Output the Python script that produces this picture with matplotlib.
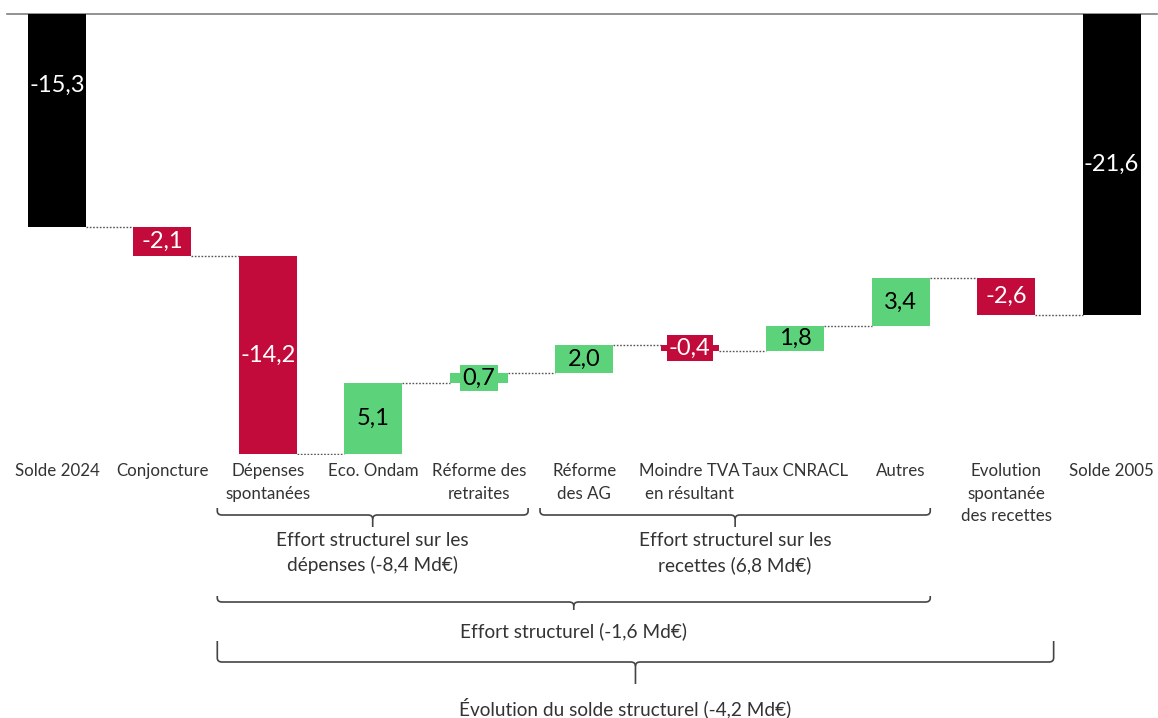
import numpy as np
import matplotlib
matplotlib.use("Agg")
import matplotlib.pyplot as plt
from matplotlib.path import Path
from matplotlib.patches import PathPatch

plt.rcParams["font.family"] = ["Lato", "DejaVu Sans"]

# --- data ---
categories = [
    "Solde 2024", "Conjoncture", "Dépenses\nspontanées", "Eco. Ondam",
    "Réforme des\nretraites", "Réforme\ndes AG", "Moindre TVA\nen résultant",
    "Taux CNRACL", "Autres", "Evolution\nspontanée\ndes recettes", "Solde 2005",
]
values = [-15.3, -2.1, -14.2, 5.1, 0.7, 2.0, -0.4, 1.8, 3.4, -2.6, -21.6]
is_total = [True, False, False, False, False, False, False, False, False, False, True]

# brackets under the axis: (first category, last category, caption)
groups = [
    (2, 4, "Effort structurel sur les\ndépenses (-8,4 Md€)"),
    (5, 8, "Effort structurel sur les\nrecettes (6,8 Md€)"),
    (2, 8, "Effort structurel (-1,6 Md€)"),
    (2, 9, "Évolution du solde structurel (-4,2 Md€)"),
]

RED = "#c20b3b"
GREEN = "#5cd27a"
BLACK = "#000000"
TEXT = "#333333"
BAR_W = 0.55
PX_PER_UNIT = 13.92

# running totals
bottoms, tops = [], []
level = 0.0
for v, tot in zip(values, is_total):
    if tot:
        bottoms.append(0.0)
        tops.append(v)
        level = v
    else:
        bottoms.append(level)
        tops.append(level + v)
        level += v

fig = plt.figure(figsize=(11.58, 7.18), dpi=100)
ax = fig.add_axes([7 / 1158, 1 - 455 / 718, 1150 / 1158, 441 / 718])
ax.set_ylim(-441 / PX_PER_UNIT, 0)
ax.set_xlim(-0.474, 10.43)

x = np.arange(len(values))
colors = [BLACK if tot else (GREEN if v > 0 else RED)
          for v, tot in zip(values, is_total)]

ax.bar(x, np.array(tops) - np.array(bottoms), bottom=bottoms, width=BAR_W,
       color=colors, zorder=3)

# dotted connectors between bars
for i in range(len(values) - 1):
    ax.plot([x[i] + BAR_W / 2, x[i + 1] - BAR_W / 2], [tops[i], tops[i]],
            color="#555555", linewidth=1.0, linestyle=(0, (1.2, 1.2)), zorder=2)

# value labels
for i, v in enumerate(values):
    lo, hi = sorted([bottoms[i], tops[i]])
    yc = hi - (hi - lo) / 3 if i == 0 else (lo + hi) / 2
    txt_color = "black" if colors[i] == GREEN else "white"
    label = f"{v:.1f}".replace(".", ",")
    kw = {}
    if abs(v) < 1.5:
        kw["bbox"] = dict(boxstyle="square,pad=0.1", facecolor=colors[i],
                          edgecolor="none")
    ax.text(x[i], yc, label, ha="center", va="center", fontsize=17,
            color=txt_color, zorder=4, **kw)

ax.set_xticks(x)
ax.set_xticklabels(categories, fontsize=12.2, color=TEXT, linespacing=1.5,
                   va="top")
ax.tick_params(axis="x", length=0, pad=6)
ax.set_yticks([])
for s in ["left", "right", "bottom"]:
    ax.spines[s].set_visible(False)
ax.spines["top"].set_color("#7f7f7f")
ax.spines["top"].set_linewidth(1.2)


def to_y(px):
    return -(px - 14) / PX_PER_UNIT


def brace(x0, x1, y_px, up_px, down_px):
    rx = 0.045
    r = 4 / PX_PER_UNIT
    y = to_y(y_px)
    yu = to_y(y_px - up_px)
    yd = to_y(y_px + down_px)
    xm = (x0 + x1) / 2
    left = [(x0, yu), (x0, y + r), (x0, y), (x0 + rx, y),
            (xm - rx, y), (xm, y), (xm, y - r), (xm, yd)]
    right = [(x1, yu), (x1, y + r), (x1, y), (x1 - rx, y),
             (xm + rx, y), (xm, y), (xm, y - r)]
    codes = [Path.MOVETO, Path.LINETO, Path.CURVE3, Path.CURVE3,
             Path.LINETO, Path.CURVE3, Path.CURVE3, Path.LINETO]
    for verts in (left, right):
        ax.add_patch(PathPatch(Path(verts, codes[:len(verts)]),
                               facecolor="none", edgecolor="#444444",
                               linewidth=1.2, clip_on=False))
    return xm


# (line y, end height, tick depth, caption y) in pixels, x-offset of caption
brace_style = [(515, 7, 12, 553, 0.0), (515, 7, 12, 553, 0.0),
               (602, 6, 8, 631, 0.0), (662, 21, 22, 708, -0.1)]
end_pad = {4: 0.467, 8: 0.28, 9: 0.45}
for (a, b, caption), (ypx, up, down, typx, dx) in zip(groups, brace_style):
    x0 = a - 0.48 if a == 2 else a - 0.42
    x1 = b + end_pad[b]
    xm = brace(x0, x1, ypx, up, down)
    ax.text(xm + dx, to_y(typx), caption, ha="center", va="center",
            fontsize=13.7, color=TEXT, linespacing=1.45, clip_on=False)

fig.savefig("out.png", dpi=100)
------
● **EXERCISE GOAL**: Could the lines from the top of the material through the line with "(1.2, 1.2)), zorder=2)" be repeated exactly, pictures left out?

● **REPLY TO THE TASK**:
Output the Python script that produces this picture with matplotlib.
import numpy as np
import matplotlib
matplotlib.use("Agg")
import matplotlib.pyplot as plt
from matplotlib.path import Path
from matplotlib.patches import PathPatch

plt.rcParams["font.family"] = ["Lato", "DejaVu Sans"]

# --- data ---
categories = [
    "Solde 2024", "Conjoncture", "Dépenses\nspontanées", "Eco. Ondam",
    "Réforme des\nretraites", "Réforme\ndes AG", "Moindre TVA\nen résultant",
    "Taux CNRACL", "Autres", "Evolution\nspontanée\ndes recettes", "Solde 2005",
]
values = [-15.3, -2.1, -14.2, 5.1, 0.7, 2.0, -0.4, 1.8, 3.4, -2.6, -21.6]
is_total = [True, False, False, False, False, False, False, False, False, False, True]

# brackets under the axis: (first category, last category, caption)
groups = [
    (2, 4, "Effort structurel sur les\ndépenses (-8,4 Md€)"),
    (5, 8, "Effort structurel sur les\nrecettes (6,8 Md€)"),
    (2, 8, "Effort structurel (-1,6 Md€)"),
    (2, 9, "Évolution du solde structurel (-4,2 Md€)"),
]

RED = "#c20b3b"
GREEN = "#5cd27a"
BLACK = "#000000"
TEXT = "#333333"
BAR_W = 0.55
PX_PER_UNIT = 13.92

# running totals
bottoms, tops = [], []
level = 0.0
for v, tot in zip(values, is_total):
    if tot:
        bottoms.append(0.0)
        tops.append(v)
        level = v
    else:
        bottoms.append(level)
        tops.append(level + v)
        level += v

fig = plt.figure(figsize=(11.58, 7.18), dpi=100)
ax = fig.add_axes([7 / 1158, 1 - 455 / 718, 1150 / 1158, 441 / 718])
ax.set_ylim(-441 / PX_PER_UNIT, 0)
ax.set_xlim(-0.474, 10.43)

x = np.arange(len(values))
colors = [BLACK if tot else (GREEN if v > 0 else RED)
          for v, tot in zip(values, is_total)]

ax.bar(x, np.array(tops) - np.array(bottoms), bottom=bottoms, width=BAR_W,
       color=colors, zorder=3)

# dotted connectors between bars
for i in range(len(values) - 1):
    ax.plot([x[i] + BAR_W / 2, x[i + 1] - BAR_W / 2], [tops[i], tops[i]],
            color="#555555", linewidth=1.0, linestyle=(0, (1.2, 1.2)), zorder=2)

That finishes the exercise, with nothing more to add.